The painting has perplexed art historians for centuries, and Greenaway said his theory was as valid as any other.
"Of course there have been lots and lots of theories, but we would like in this film to offer you another theory," Greenaway told reporters in Venice, where the movie is in the main competition at the film festival.
"There's no such thing as history, there's only historians. I can't prove to you every single fact, but you can't disprove it either."
He said there were at least 51 "mysteries" in the painting, including the young girl or dwarf in a crowd of men, the significance of the musket being fired, whether the two main men were having an affair and whether the man in the background, with one eye showing, was a self-portrait by the artist.
In the film, Rembrandt reluctantly accepts a commission to paint the pompous musketeers, but weaves into his work accusations of murder while sending up their airs and graces.
The movie hypothesizes that the equivalent of the "nightclub crowd" of 17th Century Amsterdam sought to ruin Rembrandt as revenge by sullying his reputation and trying to blind him.
SEX AND SWEARING
Greenaway said he wondered why Rembrandt, successful during his own lifetime, had descended into poverty after the Night Watch was completed in the 1640s.
"Fifteen years late he was a pauper, he was bankrupt.
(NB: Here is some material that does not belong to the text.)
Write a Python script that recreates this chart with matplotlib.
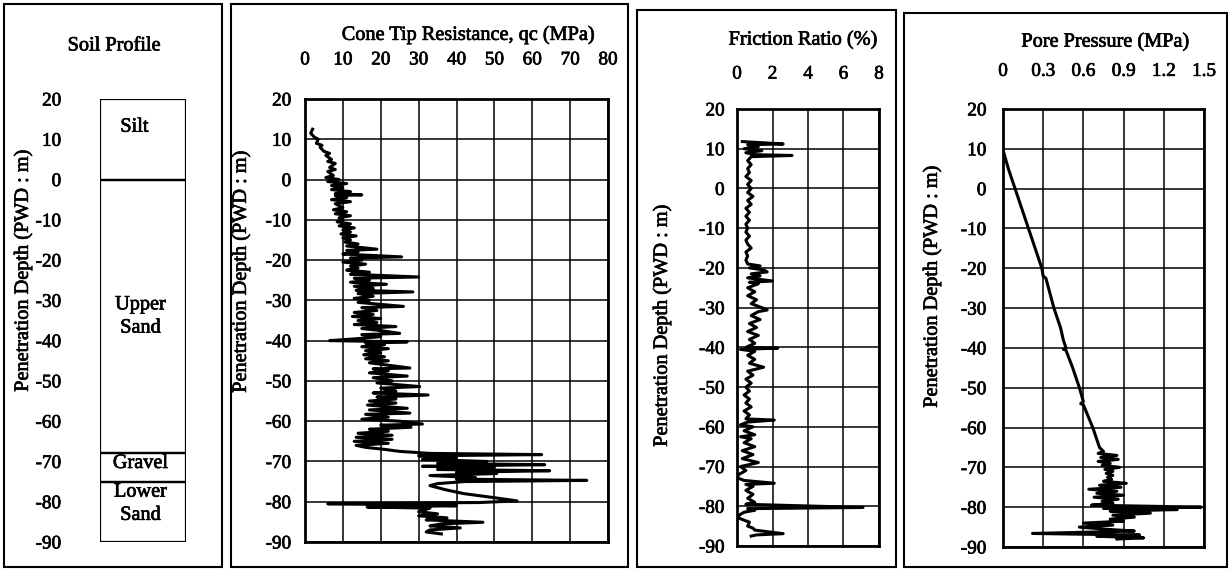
import matplotlib
matplotlib.use("Agg")
import matplotlib.pyplot as plt
from matplotlib.patches import Rectangle
import matplotlib.patheffects as pe

plt.rcParams['font.family'] = ['Liberation Serif', 'DejaVu Serif']
plt.rcParams['axes.unicode_minus'] = False

# ---------------- data ----------------
layer_names = ["Silt", "Upper\nSand", "Gravel", "Lower\nSand"]
layer_tops = [20, 0, -68, -75]
layer_bottoms = [0, -68, -75, -90]
layer_label_depth = [13, -34, -70.5, -80.5]

cone_depth = [12.5, 11.5, 10.5, 10, 9, 8.5, 8, 7, 6.5, 6, 5, 4.5, 4, 3, 2.5, 2, 1, 0.5, 0, -0.5,
              -1, -1.5, -2, -2.5, -3, -3.5, -3.8, -4, -4.5, -5, -5.5, -6, -7, -7.5, -8, -8.5, -9, -9.5,
              -10, -10.5, -11, -11.5, -12, -12.5, -13, -13.5, -14, -14.5, -15, -15.5, -16, -16.5,
              -17.3, -17.6, -18, -18.5, -19.2, -19.5, -20, -20.5, -21, -21.5, -22, -22.5, -23, -23.5,
              -24.2, -24.5, -25, -25.5, -26, -26.5, -27, -27.5, -27.9, -28.3, -29, -29.5, -30, -30.5,
              -31.5, -31.8, -32.5, -33, -33.5, -34, -34.5, -35, -35.5, -36, -36.5, -37, -37.5, -38.2,
              -38.5, -39, -39.5, -40, -40.3, -40.6, -41, -41.5, -42, -42.5, -43, -43.5, -44, -44.5,
              -45, -45.5, -46.8, -47, -47.5, -48, -48.8, -49.2, -50, -50.5, -51.4, -51.8, -52.5, -53,
              -53.5, -54, -54.5, -55, -55.5, -56, -56.8, -57.2, -58, -58.3, -59, -59.5, -60, -60.7,
              -61, -61.5, -62, -62.5, -63, -63.5, -64, -64.5, -65, -65.5, -66, -66.5, -67, -67.5,
              -68, -68.3, -68.6, -69, -69.5, -70, -70.5, -70.8, -71.2, -71.5, -72, -72.3, -72.7, -73,
              -73.5, -74, -74.4, -74.7, -75, -75.5, -76, -77, -78, -78.5, -79, -79.8, -80.2, -80.5,
              -80.8, -81, -81.3, -81.6, -82.5, -83, -83.5, -84, -84.5, -85.1, -85.5, -86, -86.5, -87,
              -87.5, -88]
cone_qc = [2, 1.5, 2.5, 3.5, 3, 4.5, 4, 5, 6.5, 5.5, 7, 6, 8, 6.5, 8, 6, 7.5, 5.5, 9, 6,
           11, 7, 10, 7, 12, 8, 15, 8, 11, 7, 12, 8, 10, 7.5, 11, 8, 12, 9,
           10, 8.5, 12, 9, 13, 10, 12, 9.5, 13.5, 10, 12, 10.5, 14, 11,
           19, 11, 14, 10, 25.5, 12, 15, 10, 16, 12, 14, 11, 17, 12,
           30, 13, 17, 12, 21.5, 13, 18, 13.5, 28.5, 14, 18, 13, 17, 14,
           26, 15, 19, 13, 18, 12.5, 20, 14, 19, 13, 24, 15, 20, 25,
           15, 20, 14, 6.5, 27, 16, 21, 15, 22, 16, 20, 15.5, 21, 16,
           22, 17, 27.7, 18, 22, 17, 27, 18, 23, 19, 30.3, 20, 24, 18,
           32.5, 19, 24, 17, 24, 16.5, 27, 17, 27.7, 16, 22, 15, 25, 31,
           20, 28, 17, 22, 14, 23, 13.5, 23, 13, 22, 13.5, 16, 21, 25,
           33, 62.5, 30, 40, 31, 48, 35, 63.3, 31, 50, 35, 64.6, 40, 50.6,
           33, 45, 40, 74.4, 42, 35, 33, 37, 42, 46, 50, 56, 46, 6,
           30, 40, 16.4, 33, 30, 35, 30, 37.5, 32, 47, 36, 33, 41, 33,
           32, 36]

fr_depth = [11.8, 11.2, 11, 10.5, 10, 9.5, 9, 8.5, 8.3, 8, 7, 6, 5, 4, 3, 2, 1, 0, -1, -2, -3, -4,
            -5, -6, -7, -8, -9, -10, -11, -12, -13, -14, -15, -16, -17, -18, -19, -19.5, -20, -20.5,
            -21, -21.5, -22, -22.5, -23.3, -23.6, -24, -25, -26, -27, -28, -29, -30, -30.6, -31, -32,
            -33, -34, -35, -36, -37, -38, -39, -40, -40.2, -40.5, -41, -42, -43, -44, -45, -46, -47,
            -48, -49, -50, -51, -52, -53, -54, -55, -56, -57, -58, -58.3, -58.8, -59.5, -60, -61, -62,
            -62.5, -63, -64, -65, -66, -67, -68, -69, -70, -71, -72, -72.8, -73.5, -74.2, -74.5, -75,
            -76, -77, -78, -79, -79.5, -80.3, -80.6, -81, -81.5, -82, -82.8, -83.5, -84, -85, -85.5,
            -86, -86.9, -87.2, -87.5]
fr_val = [0.3, 2.6, 0.6, 1.2, 0.4, 1.4, 0.5, 1.0, 3.1, 0.8, 0.6, 0.8, 0.6, 0.7, 0.5, 0.8, 0.6, 0.8, 0.6, 0.9, 0.6, 0.8,
          0.5, 0.7, 0.5, 0.7, 0.5, 0.6, 0.5, 0.7, 0.5, 0.6, 0.8, 0.5, 0.6, 0.5, 0.6, 1.3, 0.7, 1.5,
          1.7, 0.8, 1.3, 0.6, 2.0, 0.7, 1.2, 0.6, 1.0, 0.6, 1.1, 0.8, 1.4, 1.7, 1.2, 0.8,
          1.3, 0.7, 1.1, 0.6, 1.2, 0.7, 1.0, 0.5, 2.3, 0.2, 1.0, 0.6, 1.0, 0.7, 1.5, 0.6, 0.9,
          0.5, 0.8, 0.5, 0.7, 0.4, 0.7, 0.5, 0.8, 0.4, 0.7, 0.5, 2.1, 0.6, 0.2, 0.9, 0.4, 1.0,
          0.2, 0.8, 0.4, 1.0, 0.3, 0.9, 0.3, 1.2, 0.2, 0.5, 0.1, 0.0, 0.4, 2.1, 0.5, 0.9,
          0.5, 0.9, 0.6, 1.0, 0.5, 7.1, 0.6, 1.0, 0.4, 0.2, 0.0, 0.4, 0.7, 0.6, 0.9,
          1.0, 2.6, 1.1, 0.8]

pp_depth = [9.7, 5, 0, -5, -10, -15, -20, -22, -22.5, -25, -30, -35, -38, -40, -40.3, -40.6, -45, -50,
            -53.5, -54, -54.3, -60, -63, -65, -66, -66.5, -67, -67.5, -68, -68.5, -69, -69.5, -70,
            -70.5, -71, -71.5, -72, -72.5, -73, -73.5, -74, -74.5, -75, -75.5, -76, -76.5, -77, -77.5,
            -78, -78.5, -79, -79.5, -80, -80.3, -80.6, -81, -81.5, -82, -82.5, -83, -83.5, -84, -84.5,
            -85, -85.5, -86, -86.3, -86.6, -87, -87.3, -87.7, -88]
pp_val = [0.00, 0.04, 0.09, 0.14, 0.19, 0.24, 0.29, 0.30, 0.32, 0.34, 0.38, 0.43, 0.45, 0.47, 0.45, 0.47, 0.52, 0.57,
          0.60, 0.58, 0.60, 0.67, 0.70, 0.72, 0.75, 0.71, 0.85, 0.73, 0.86, 0.71, 0.80, 0.74, 0.87,
          0.76, 0.82, 0.77, 0.82, 0.78, 0.81, 0.75, 0.92, 0.72, 0.88, 0.64, 0.85, 0.70, 0.90, 0.68,
          0.86, 0.74, 0.82, 0.66, 1.48, 0.75, 1.30, 0.80, 1.10, 0.82, 0.98, 0.80, 0.90, 0.60, 0.82,
          0.57, 0.75, 0.98, 0.60, 0.22, 1.02, 0.70, 1.05, 0.85]

depth_ticks = [20, 10, 0, -10, -20, -30, -40, -50, -60, -70, -80, -90]
cone_ticks = [0, 10, 20, 30, 40, 50, 60, 70, 80]
fr_ticks = [0, 2, 4, 6, 8]
pp_ticks = [0, 0.3, 0.6, 0.9, 1.2, 1.5]
pp_labels = ["0", "0.3", "0.6", "0.9", "1.2", "1.5"]

# ---------------- layout ----------------
W, H = 1231, 573
fig = plt.figure(figsize=(W / 100, H / 100), dpi=100)
fig.patch.set_facecolor("white")

TICK_FS = 13.8
LAB_FS = 14.6
HEAVY = [pe.withStroke(linewidth=0.5, foreground="black")]


def add_ax(x0, y0, x1, y1):
    return fig.add_axes([x0 / W, 1 - y1 / H, (x1 - x0) / W, (y1 - y0) / H])


def frame(x0, y0, x1, y1):
    fig.add_artist(Rectangle((x0 / W, 1 - y1 / H), (x1 - x0) / W, (y1 - y0) / H,
                             transform=fig.transFigure, fill=False, lw=1.5, ec="black"))


def ftext(x, y, s, **kw):
    fig.text(x / W, 1 - y / H, s, ha="center", va="center", path_effects=HEAVY, **kw)


def heavy_ticks(ax):
    for lab in ax.get_xticklabels() + ax.get_yticklabels():
        lab.set_path_effects(HEAVY)


# panel frames
frame(4, 4, 222, 567)
frame(231, 4, 628, 567)
frame(637, 10, 896, 567)
frame(904, 13, 1227, 567)

# ---- panel 1: soil profile ----
ax1 = add_ax(100, 99, 186, 542)
ax1.set_xlim(0, 1)
ax1.set_ylim(-90, 20)
for top, bot in zip(layer_tops, layer_bottoms):
    ax1.add_patch(Rectangle((0, bot), 1, top - bot, fill=False, lw=1.6, ec="black"))
for name, d in zip(layer_names, layer_label_depth):
    xpos = 0.4 if name == "Silt" else 0.47
    ax1.text(xpos, d, name, ha="center", va="center", fontsize=LAB_FS, linespacing=1.3,
             path_effects=HEAVY)
for s in ax1.spines.values():
    s.set_visible(False)
ax1.set_xticks([])
ax1.set_yticks(depth_ticks)
ax1.tick_params(axis="y", length=0, pad=28, labelsize=TICK_FS)
heavy_ticks(ax1)
ftext(114, 46, "Soil Profile", fontsize=LAB_FS)
ftext(23, 271, "Penetration Depth (PWD : m)", rotation=90, fontsize=LAB_FS)


def style_ax(ax, xlim, xticks, xlabels, xpad, ypad):
    ax.set_xlim(*xlim)
    ax.set_ylim(-90, 20)
    ax.set_xticks(xticks)
    ax.set_xticklabels(xlabels)
    ax.set_yticks(depth_ticks)
    ax.xaxis.tick_top()
    ax.tick_params(axis="x", length=0, pad=xpad, labelsize=TICK_FS)
    ax.tick_params(axis="y", length=0, pad=ypad, labelsize=TICK_FS)
    ax.grid(True, color="black", lw=1.1)
    ax.set_axisbelow(True)
    for s in ax.spines.values():
        s.set_linewidth(2.0)
    heavy_ticks(ax)


# ---- panel 2: cone tip resistance ----
ax2 = add_ax(305, 99, 608, 542)
style_ax(ax2, (0, 80), cone_ticks, [str(t) for t in cone_ticks], 22, 10)
ax2.plot(cone_qc, cone_depth, color="black", lw=2.2)
ftext(468, 35, "Cone Tip Resistance, qc (MPa)", fontsize=LAB_FS)
ftext(241, 272, "Penetration Depth (PWD : m)", rotation=90, fontsize=LAB_FS)

# ---- panel 3: friction ratio ----
ax3 = add_ax(737, 109, 879, 546)
style_ax(ax3, (0, 8), fr_ticks, [str(t) for t in fr_ticks], 19, 9)
ax3.plot(fr_val, fr_depth, color="black", lw=2.2)
ftext(803, 40, "Friction Ratio (%)", fontsize=LAB_FS)
ftext(662, 326, "Penetration Depth (PWD : m)", rotation=90, fontsize=LAB_FS)

# ---- panel 4: pore pressure ----
ax4 = add_ax(1003, 109, 1204, 547)
style_ax(ax4, (0, 1.5), pp_ticks, pp_labels, 21, 12)
ax4.plot(pp_val, pp_depth, color="black", lw=2.2)
ftext(1105, 42, "Pore Pressure (MPa)", fontsize=LAB_FS)
ftext(932, 287, "Penetration Depth (PWD : m)", rotation=90, fontsize=LAB_FS)

fig.savefig("out.png", dpi=100, facecolor="white")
It's always been very, very difficult to explain this riches-to-rags story," said Greenaway.
The director said his film was about art itself, and why painters and film makers sought to create the illusion that what they were portraying was real.
In "Nightwatching", Greenaway uses theatrical sets and lighting techniques that recall the masterpieces of 17th Century Northern European art.
Rembrandt is played by Briton Martin Freeman, most famous for his portrayal of Tim in the hit TV comedy "The Office".
With plenty of swearing, nudity and bawdy behavior, the film tries to demystify the character of Rembrandt.
"I think that the sense of humor is quite important to bring to this character," he said. "It prevents him from being the great tortured artist who is somehow ... from another planet."